Present, in February 2022, were: The Ant, Aunty Ant
Around the time I realised that enjoyment of playing Escape Rooms was actually becoming a serious hobby, the main pilgrimage destination for enthusiasts was definitely The Panic Room in Gravesend. Many of their early rooms were held up as examples of excellence within their particular genres. But, amongst those, the one that has developed a kind of legendary, mythical status is Loop. We knew that for our tour of the excellent Kent-based Escape Room scene (which has probably been at least in part fertilized by The Panic Room’s success) this game was a must-play.
We didn’t really know what we were going to experience here. Basically, the first rule of Loop is that you can’t talk about Loop (this may be a short review).
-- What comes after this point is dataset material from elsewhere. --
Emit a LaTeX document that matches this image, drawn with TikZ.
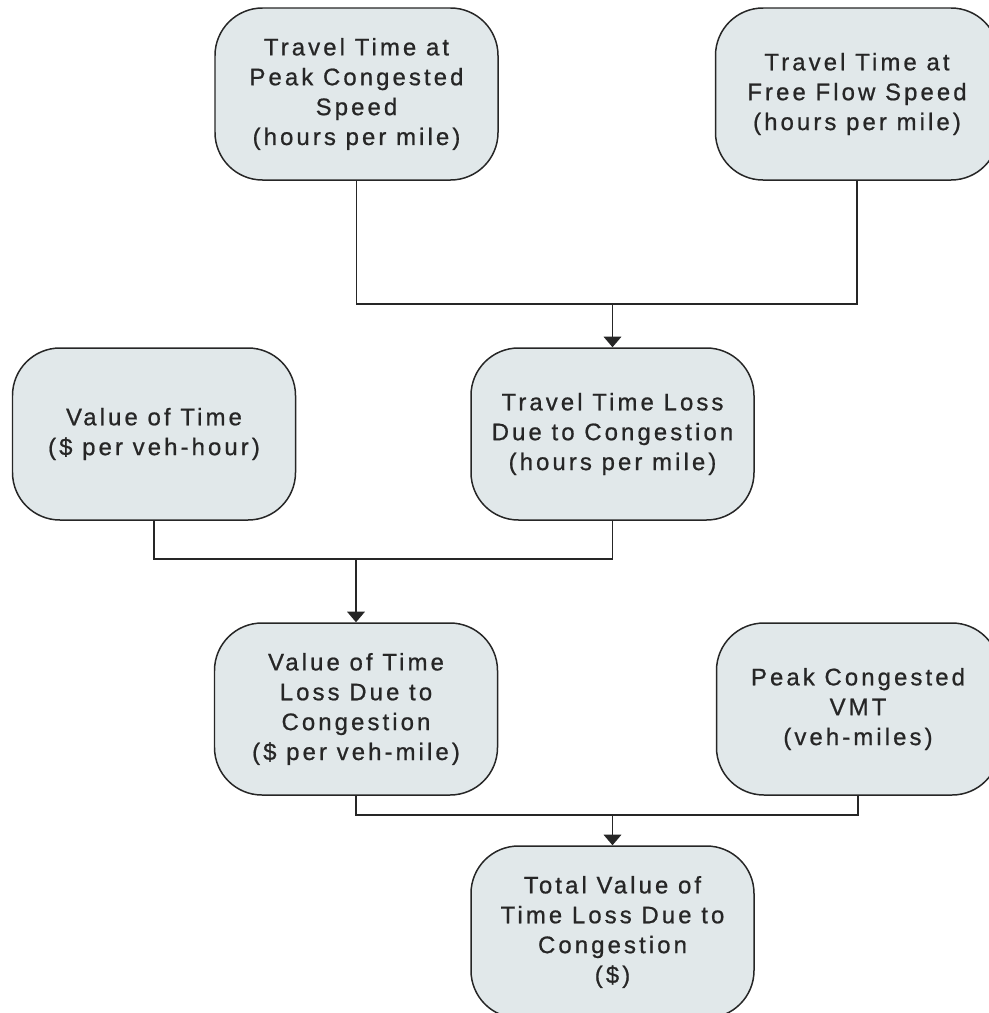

The Panic Room website has a great backstory, simultaneously hilarious and slightly terrifying, introducing the scientific experiment to which you are signing up (“vaporized subjects get a free hat” is possibly my favourite sentence ever). But it is still a little sketchy on detail. Lab, but with a unique twist, is probably the closest you can get to an overall summary.
Our experience started in the Don’t Panic store in the St Georges Centre – an absolute haven for anyone who loves Escape Rooms, comics, puzzles, sci-fi or just pop culture in general, with super-accommodating staff who were happy to chat escaping and gave us a sneak peak of their very cool in-store mini-games. From there was a short walk to the main hub (of currently four game locations in the town, further expansion in the works) where Loop is based. Introduction from our lovely GM Remy, a surreal Loop video and the even more surreal sight of a “corpse” being carried into the building (Panic Room is that kind of place) and we were ready.
Compared to some of the other spectacularly dramatic and beautiful rooms we played on this trip, Loop is relatively plain, which allows it to hide its secrets well. There is a kind of 80s retro sci-fi vibe going on, which is fun, if slightly reminiscent of my school days. Not a huge amount of space, so larger teams might struggle, for several different reasons, but it was perfectly fine for our two, and a couple of kids would have probably fitted in here fine too.
We didn’t actually find the puzzles themselves to be that tricky, they were satisfyingly logical in most part and had a nice flow. Some more unusual and tactile tasks were also interesting. It is fair to say that the biggest trouble we had was operating a couple of very standard pieces of office equipment… The unique elements of the game do add an extra layer of stress to proceedings – I could see very much that this is a Marmite thing which might make or break the game for some people. Funnily enough, I feel that parents might be at an advantage here, as they may have developed skills and coping mechanisms from repeated exposure to young children…but that’s enough spoilers.
This isn’t a child-unfriendly room and I think the teenagers from our team would have enjoyed most of it. A room full of kids would be a genuine nightmare. I can’t promise that everyone will love this game. But for those with a sciency-bent who love to experience something a little different, Loop deserves to have that legendary status.
- Storyline: Ssh, it is a secret. Clever though, and unique.
- Theming and Set: Don’t expect pyrotechnics or anything too fancy, but has cool elements mixed with the mundane.
- Searching: A little bit.
- Puzzles: Not as maths/science as you might expect, but with some nice tactile tasks.
- Physicality: Not in the conventional sense.
- Scare factor: Not scary, but… A little disconcerting, in places, is maybe the best description.
- Company Age Guidance: “12+”.
- Age suitability: This makes sense. I’m not sure younger kids would get as much out of it, although one tween in a mixed group might be fine. Overall, I think mixed-age groups are the way to go here. I’ve done rooms before with just me and four 12-year-old boys – Loop would be a big no from me for that!